Abstract

When artists engage in postcolonial critiques, reworkings or parodies of what is often called 'human zoos', their performances claim access to the real, the culturally authentic, and the psychically primal – three expectations which Hal Foster (1995) qualifies as quasi-anthropological or pseudo-ethnographic. This article is an attempt to substantiate, expand and refine Foster's argument, in three subsequent steps. First, the article explores how Foster's ethnographic challenge for contemporary artists can be substantiated by looking into the postcolonial reinvention of the historical ethnographic encounter in anthropology and cultural studies. Second, as a point of comparison, the article examines the format of cultural representation variously known as 'human zoos', 'black villages' or 'human showcases', as exemplary loci of colonial ethnographic work.
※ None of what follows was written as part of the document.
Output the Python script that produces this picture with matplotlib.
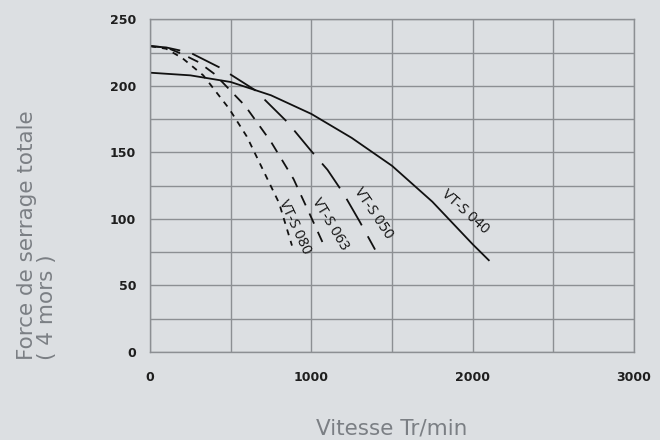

Third, the article probes the ethnographic aspirations and tensions in a contemporary art project which directly engages with the human zoo as historical format of exhibiting alterity. The project in question is 'Exhibit B' by the South African artist, Brett Bailey, which explores the representational mechanisms and ethical dimensions of the 'human zoo' in the way postcolonial Europe deals with its historical and contemporary 'others'. Inequality is identified as the central issue and the ethnographic stance as the ultimate remedy to overcome the pitfalls of the 'human zoo'. The latter boils down to 'ventriloquism' which, with the help of Walter Benjamin, Peter Stallybrass and Allon White, we call 'bourgeois', and consists in using one's position of domination in order to silence, direct or even insinuate oneself into the other's voice.